Alas, there's one sequence that proves unnecessary, one which involves a dream within a dream, both implying too much. Man, infatuated with the machines he surrounds himself with daily, starts to believe that he is morphing into one himself. Are the inner workings of a human body much different than the nuts and bolts of a clock? Could a clock's cogs be compared to that of a film camera or a film projector? If an automaton is shaped like a human and writes like a human, is it a human? (no, because it doesn't think, therefore it isn't). While the questions the film poses are interesting, it feels like a thesis for a heavier movie.

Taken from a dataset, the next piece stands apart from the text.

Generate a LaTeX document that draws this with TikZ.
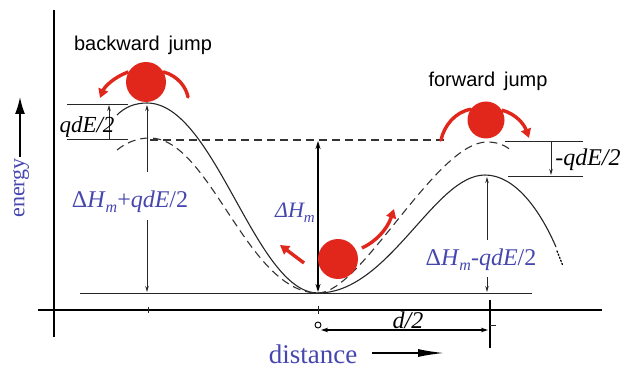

For their emphasis on film editing and camera trickery, motion picture directors could be viewed as post-industrial magicians. If one in particular comes to mind, he should, and you are the right person for this movie. Better than their last outing together, Shutter Island, Scorsese here gives Ben Kingsley his best role in years, and it's to both men's credit that the film works as a hyperlink between historical fact and creative fiction. Like Super 8, Hugo is about the struggles and impending rewards of filmmaking's collaborative aspects. If it's not up to par with Scorsese's best, we can at least be thankful that it comes from the heart and that it will give enough people a worthwhile reason to rush home to Wikipedia. Like David Cronenberg's latest, Scorsese revises history in order to make us appreciate it more.